Flying nonstop to India is set to get easier. Starting 31 March, Air India will launch another nonstop flight to New Delhi from Sydney. This will increase the frequency of the Sydney-New Delhi flight to five times a week. The new flight will operate on Saturdays, whereas the existing ones fly out on Tuesdays, Wednesdays, Fridays and Sundays.
Speaking at the formal announcement event at India Cultural Centre on 15 March, Air India’s Australia Manager Sujoy Kishore said, “The morning service from Sydney and return mid-morning flight departing Delhi will ensure convenient connections to and from India and international destinations.
The new Saturday services continue to be operated by a two-class state-of-the-art, Boeing 787 Dreamliner, with 18 Business Class seats and 238 in Economy.”
The timings for the Sydney-Delhi flights are 10.45am on Tuesdays, Fridays, Saturdays and Sundays and 11.10am on Wednesdays. Air India also operates thrice-a-week nonstop services from Melbourne to New Delhi and back.
Kishore said that Air India was the overwhelming choice for Indians, especially families, those with young children or senior citizens. “With Air India, there is a level of comfort and trust, apart from our world-class service and on-board amenities,” he said.
The official said that a generous baggage allowance of 30kg in economy class and 40kg in business class, a fleet of very young Boeing Dreamliner aircraft, a wide variety of entertainment and cuisine selection, top-of-the-line amenities and reliable timings all made Air India the top option to travel to and from India.
“What makes flying to India with Air India even better is that we offer connections for free or at a nominal cost of around $50 to several cities within India,” he said. The free connections are between Delhi and Bengaluru, Mumbai, Kozhikode, Kolkata, Coimbatore, Kochi, Hyderabad, Chandigarh, Chennai, Trivandrum and Vishakhapatnam, an Air India media release said.
Apart from the flight announcement, the event seemed an earnest effort to project Air India at par with other airlines. While it is true that several Indians prefer Air India over other carriers, there are also many who have less-than-charitable things to say about India’s soon-to-be-privatised national carrier. Calling on people to change this perception, Chandru Appar, Consul (Trade and Commerce) Head of Chancery, said, “The effort should begin with us Indians. There are many who have speak negatively about Air India without even experiencing it first-hand. If those of us living in Australia promote it among our wider social circle, we will see more and more non-Indians choosing Air India.” He added that things were already changing for the better as he had observed that 10-20% non-Indians travel by Air India, whereas earlier, the flight would have Indian passengers almost exclusively.

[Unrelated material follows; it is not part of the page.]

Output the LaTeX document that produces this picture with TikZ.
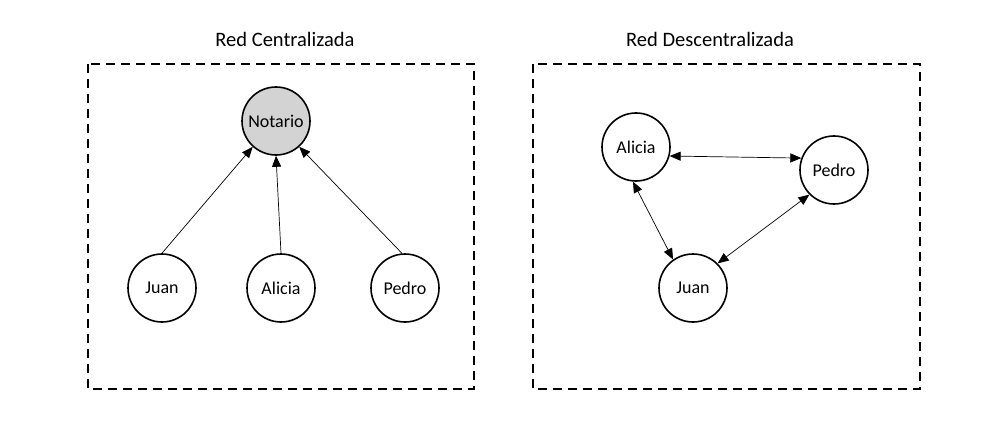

With 147,000 Indian tourists visiting NSW alone in 2017, Air India would undoubtedly be eyeing a large slice of the inbound travel pie. Equally importantly, some 293,000 Australians visited India in 2016. Air India will hope to cast its net wider to attract some of these tourists too.
A way to do this would be to introduce daily flights, said Anil Kaul, Air India’s new Regional Manager, Australasia. He said efforts were on to secure prime time slots at originating airports. “Our other priority is to make the Melbourne-Delhi service five times a week, too,” he said. He added, “With the fifth flight (from Sydney), we are the strengthening the connectivity over Delhi to international points including the UK/Europe, Indian subcontinent and the latest addition, Tel Aviv that commenced on 22 March.”
Air India also organised a function at Manjit’s At The Wharf to introduce Kaul to key members of the local travel industry. Apart from networking with representatives of various associations and organisations, Kaul outlined thoughts on expanding Air India’s presence in Australia and expressed interest to work with the industry to move forward.